III- VERGİ USUL KANUNU YÖNÜNDEN:

213 sayılı Vergi Usul Kanununun "İspat edici kağıtlar" başlıklı 227 nci maddesinde; "Bu Kanunda aksine hüküm olmadıkça, bu Kanuna göre tutulan ve üçüncü şahıslarla olan münasebet ve muamelelere ait olan kayıtların tevsiki mecburidir." hükmüne yer verilmiş olup, söz konusu kayıtların aynı Kanunun 229 ve müteakip maddelerinde yer alan belgelerden herhangi biri ile tevsik edilmesi esas bulunmaktadır.

Aynı Kanunun 229 uncu maddesinde fatura, "satılan emtia veya yapılan iş karşılığında müşterinin borçlandığı meblağı göstermek üzere emtiayı satan veya işi yapan tüccar tarafından müşteriye verilen ticari vesika" şeklinde tanımlanmış, mezkur Kanunun 231 inci maddesinin (5) numaralı bendinde ise; "Fatura, malın teslimi veya hizmetin yapıldığı tarihten itibaren azami yedi gün içinde düzenlenir. Bu süre içerisinde düzenlenmeyen faturalar hiç düzenlenmemiş sayılır..." hükmüne yer verilmiştir.

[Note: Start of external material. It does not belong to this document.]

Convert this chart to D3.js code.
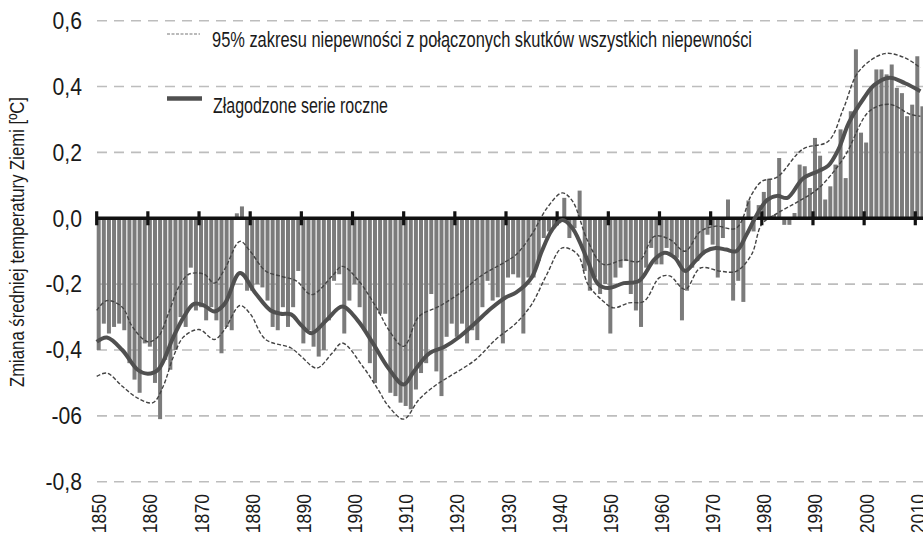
<!doctype html>
<head>
<meta charset="utf-8">
<title>Zmiana średniej temperatury Ziemi</title>
<script src="https://d3js.org/d3.v7.min.js"></script>
<style>
	body { margin: 0; background: #fff; }
	text { font-family: "Liberation Sans", Arial, sans-serif; fill: #1a1a1a; }
</style>
</head>
<body>
<svg id="chart" width="923" height="535"></svg>
<script>
	// roczne anomalie 1850-2011
	const years = d3.range(1850, 2012)
	const anomalies = [
		-0.40, -0.32, -0.35, -0.33, -0.32, -0.34, -0.44, -0.49, -0.53, -0.38, // 1850
		-0.39, -0.50, -0.61, -0.43, -0.46, -0.40, -0.30, -0.33, -0.15, -0.28, // 1860
		-0.27, -0.31, -0.27, -0.31, -0.41, -0.33, -0.34, 0.015, 0.036, -0.22, // 1870
		-0.22, -0.20, -0.21, -0.25, -0.33, -0.34, -0.27, -0.33, -0.27, -0.16, // 1880
		-0.38, -0.34, -0.39, -0.42, -0.40, -0.31, -0.19, -0.17, -0.35, -0.25, // 1890
		-0.20, -0.27, -0.34, -0.44, -0.50, -0.29, -0.29, -0.53, -0.54, -0.56, // 1900
		-0.57, -0.58, -0.52, -0.47, -0.44, -0.23, -0.465, -0.54, -0.36, -0.32, // 1910
		-0.36, -0.32, -0.38, -0.34, -0.37, -0.27, -0.19, -0.25, -0.24, -0.38, // 1920
		-0.18, -0.17, -0.18, -0.35, -0.18, -0.18, -0.13, -0.06, -0.04, -0.03, // 1930
		-0.015, 0.062, -0.06, -0.03, 0.084, -0.16, -0.22, -0.18, -0.23, -0.20, // 1940
		-0.35, -0.18, -0.15, -0.13, -0.23, -0.28, -0.33, -0.15, -0.09, -0.14, // 1950
		-0.14, -0.09, -0.11, -0.12, -0.31, -0.22, -0.15, -0.13, -0.11, -0.05, // 1960
		-0.08, -0.18, -0.06, 0.057, -0.25, -0.19, -0.254, 0.054, -0.04, 0.04, // 1970
		0.08, 0.12, 0.01, 0.183, -0.02, -0.02, 0.016, 0.163, 0.158, 0.092, // 1980
		0.244, 0.19, 0.057, 0.097, 0.163, 0.27, 0.122, 0.325, 0.513, 0.26, // 1990
		0.23, 0.396, 0.452, 0.452, 0.437, 0.467, 0.396, 0.38, 0.31, 0.345, // 2000
		0.492, 0.34 // 2010
	]

	// wygładzona seria roczna
	const smoothYears = [1850, 1852, 1855, 1858, 1860, 1862, 1865, 1867, 1869, 1871, 1873, 1875, 1878, 1881, 1884, 1886, 1888, 1890, 1892, 1895, 1898, 1901, 1904, 1907, 1910, 1912, 1915, 1918, 1921, 1924, 1927, 1930, 1932, 1935, 1937, 1939, 1941, 1943, 1946, 1948, 1950, 1953, 1956, 1959, 1961, 1963, 1965, 1967, 1969, 1971, 1973, 1975, 1977, 1979, 1981, 1983, 1985, 1988, 1991, 1993, 1995, 1997, 2000, 2002, 2005, 2008, 2011]
	const smoothValues = [-0.375, -0.362, -0.40, -0.46, -0.472, -0.46, -0.36, -0.30, -0.26, -0.265, -0.283, -0.26, -0.166, -0.227, -0.28, -0.29, -0.292, -0.325, -0.349, -0.308, -0.268, -0.31, -0.38, -0.455, -0.505, -0.465, -0.41, -0.39, -0.359, -0.318, -0.275, -0.24, -0.225, -0.18, -0.10, -0.035, -0.005, -0.03, -0.13, -0.20, -0.212, -0.197, -0.19, -0.125, -0.105, -0.12, -0.16, -0.13, -0.10, -0.09, -0.095, -0.10, -0.05, 0.01, 0.055, 0.068, 0.062, 0.12, 0.143, 0.16, 0.21, 0.29, 0.366, 0.405, 0.427, 0.41, 0.386]

	// 95% zakres niepewności
	const upperYears = [1850, 1852, 1855, 1857, 1860, 1862, 1864, 1866, 1868, 1871, 1873, 1875, 1878, 1880, 1883, 1886, 1889, 1892, 1896, 1898, 1901, 1905, 1907, 1910, 1913, 1917, 1921, 1925, 1930, 1932, 1935, 1938, 1941, 1943, 1946, 1949, 1953, 1956, 1959, 1962, 1965, 1968, 1971, 1975, 1978, 1980, 1983, 1988, 1993, 1996, 1999, 2004, 2008, 2011]
	const upperValues = [-0.28, -0.25, -0.27, -0.33, -0.375, -0.36, -0.29, -0.21, -0.17, -0.17, -0.197, -0.155, -0.07, -0.10, -0.16, -0.176, -0.19, -0.232, -0.176, -0.146, -0.186, -0.28, -0.337, -0.389, -0.298, -0.267, -0.227, -0.176, -0.131, -0.11, -0.05, 0.031, 0.077, 0.052, -0.07, -0.14, -0.126, -0.131, -0.055, -0.064, -0.10, -0.04, -0.024, -0.03, 0.072, 0.112, 0.125, 0.21, 0.234, 0.335, 0.447, 0.50, 0.487, 0.457]
	const lowerYears = [1850, 1852, 1855, 1858, 1861, 1863, 1865, 1867, 1870, 1873, 1875, 1878, 1880, 1883, 1888, 1890, 1893, 1896, 1898, 1902, 1905, 1907, 1910, 1913, 1916, 1919, 1924, 1928, 1932, 1935, 1938, 1941, 1944, 1946, 1949, 1951, 1954, 1957, 1960, 1962, 1965, 1968, 1972, 1975, 1978, 1980, 1983, 1987, 1991, 1996, 2001, 2005, 2009, 2011]
	const lowerValues = [-0.48, -0.47, -0.51, -0.546, -0.56, -0.51, -0.42, -0.36, -0.338, -0.368, -0.338, -0.265, -0.29, -0.368, -0.394, -0.42, -0.455, -0.41, -0.379, -0.45, -0.52, -0.57, -0.61, -0.55, -0.51, -0.48, -0.43, -0.368, -0.318, -0.262, -0.17, -0.09, -0.11, -0.20, -0.252, -0.272, -0.257, -0.252, -0.18, -0.175, -0.216, -0.151, -0.161, -0.161, -0.11, -0.018, 0.015, 0.05, 0.09, 0.183, 0.325, 0.346, 0.316, 0.31]

	const yTicks = [0.6, 0.4, 0.2, 0.0, -0.2, -0.4, -0.6, -0.8]
	const yTickLabels = ["0,6", "0,4", "0,2", "0,0", "-0,2", "-0,4", "-06", "-0,8"]
	const xTicks = [1850, 1860, 1870, 1880, 1890, 1900, 1910, 1920, 1930, 1940, 1950, 1960, 1970, 1980, 1990, 2000, 2010]

	const legendLabels = ["95% zakresu niepewności z połączonych skutków wszystkich niepewności", "Złagodzone serie roczne"]
	const yTitle = "Zmiana średniej temperatury Ziemi [ºC]"

	const width = 923, height = 535
	const svg = d3.select("#chart")
	const x = d3.scaleLinear().domain([1850, 2010]).range([96.7, 915.3])
	const y = d3.scaleLinear().domain([-0.8, 0.6]).range([481.7, 20.7])

	// linie siatki
	svg.append("g").selectAll("line")
		.data(yTicks.filter(d => d !== 0))
		.join("line")
		.attr("x1", 97).attr("x2", width)
		.attr("y1", d => y(d)).attr("y2", d => y(d))
		.attr("stroke", "#bdbdbd").attr("stroke-width", 1.6)
		.attr("stroke-dasharray", "10,7")

	// słupki
	svg.append("g").selectAll("rect")
		.data(years.map((yr, i) => ({yr, v: anomalies[i]})))
		.join("rect")
		.attr("x", d => x(d.yr))
		.attr("width", 4)
		.attr("y", d => Math.min(y(d.v), y(0)))
		.attr("height", d => Math.abs(y(d.v) - y(0)))
		.attr("fill", "#7b7b7b")

	const line = d3.line().x(d => x(d[0])).y(d => y(d[1])).curve(d3.curveCatmullRom.alpha(0.5))

	// pasmo niepewności
	svg.append("path")
		.attr("d", line(upperYears.map((yr, i) => [yr, upperValues[i]])))
		.attr("fill", "none").attr("stroke", "#444").attr("stroke-width", 1.4)
		.attr("stroke-dasharray", "4,2")
	svg.append("path")
		.attr("d", line(lowerYears.map((yr, i) => [yr, lowerValues[i]])))
		.attr("fill", "none").attr("stroke", "#444").attr("stroke-width", 1.4)
		.attr("stroke-dasharray", "4,2")

	// linia zerowa z podziałką
	svg.append("line")
		.attr("x1", 96).attr("x2", width)
		.attr("y1", y(0)).attr("y2", y(0))
		.attr("stroke", "#111").attr("stroke-width", 3.5)
	svg.append("g").selectAll("rect")
		.data(xTicks)
		.join("rect")
		.attr("x", d => x(d) - 1.6).attr("width", 3.2)
		.attr("y", y(0) - 7).attr("height", 14)
		.attr("fill", "#111")

	// wygładzona seria
	svg.append("path")
		.attr("d", line(smoothYears.map((yr, i) => [yr, smoothValues[i]])))
		.attr("fill", "none").attr("stroke", "#505050").attr("stroke-width", 4)
		.attr("stroke-linejoin", "round")

	// etykiety osi Y
	svg.append("g").selectAll("text")
		.data(yTicks)
		.join("text")
		.attr("transform", d => `translate(82,${y(d) + 8.3}) scale(0.92,1)`)
		.attr("text-anchor", "end")
		.attr("font-size", 23)
		.text((d, i) => yTickLabels[i])

	// etykiety osi X
	svg.append("g").selectAll("text")
		.data(xTicks)
		.join("text")
		.attr("transform", d => `translate(${x(d) + 9.5},494) rotate(-90) scale(0.84,1)`)
		.attr("text-anchor", "end")
		.attr("font-size", 21)
		.text(d => d)

	// tytuł osi Y
	svg.append("text")
		.attr("transform", "translate(23.5,242) rotate(-90)")
		.attr("text-anchor", "middle")
		.attr("font-size", 20)
		.attr("textLength", 290).attr("lengthAdjust", "spacingAndGlyphs")
		.text(yTitle)

	// legenda
	svg.append("line")
		.attr("x1", 167).attr("x2", 200).attr("y1", 34).attr("y2", 34)
		.attr("stroke", "#777").attr("stroke-width", 1.2).attr("stroke-dasharray", "3,1.5")
	svg.append("text")
		.attr("x", 212).attr("y", 46.5)
		.attr("font-size", 22)
		.attr("textLength", 540).attr("lengthAdjust", "spacingAndGlyphs")
		.text(legendLabels[0])
	svg.append("line")
		.attr("x1", 167).attr("x2", 202).attr("y1", 98.5).attr("y2", 98.5)
		.attr("stroke", "#505050").attr("stroke-width", 4.5)
	svg.append("text")
		.attr("x", 213).attr("y", 112.5)
		.attr("font-size", 22)
		.attr("textLength", 175).attr("lengthAdjust", "spacingAndGlyphs")
		.text(legendLabels[1])
</script>
</body>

Buna göre; şirketiniz  tarafından hazırlanan cep telefonu uygulamasının nihai tüketicilerin cep telefonlarına indirilmek suretiyle kullanımı sırasında ücretli olan bazı özelliklerin kullanımı nedeniyle verilen hizmetler nedeniyle 7 gün içinde bu hizmetin verildiği kişiler adına fatura düzenlenmesi gerekmektedir.

Bilgi edinilmesini rica ederim.

 

(*)     Bu Özelge 213 sayılı Vergi Usul Kanununun 413.maddesine dayanılarak verilmiştir.

(**)   İnceleme, yargı ya da uzlaşmada olduğu halde bu konuya ilişkin olarak yanlış bilgi verilmiş ise bu özelge geçersizdir.

(***) Talebiniz üzerine tayin edilmiş olan bu özelgeye uygun işlem yapmanız hâlinde, bu fiilleriniz dolayısıyla vergi tarh edilmesi icap ederse, tarafınıza vergi cezası kesilmeyecek ve tarh edilen vergi için gecikme faizi hesaplanmayacaktır.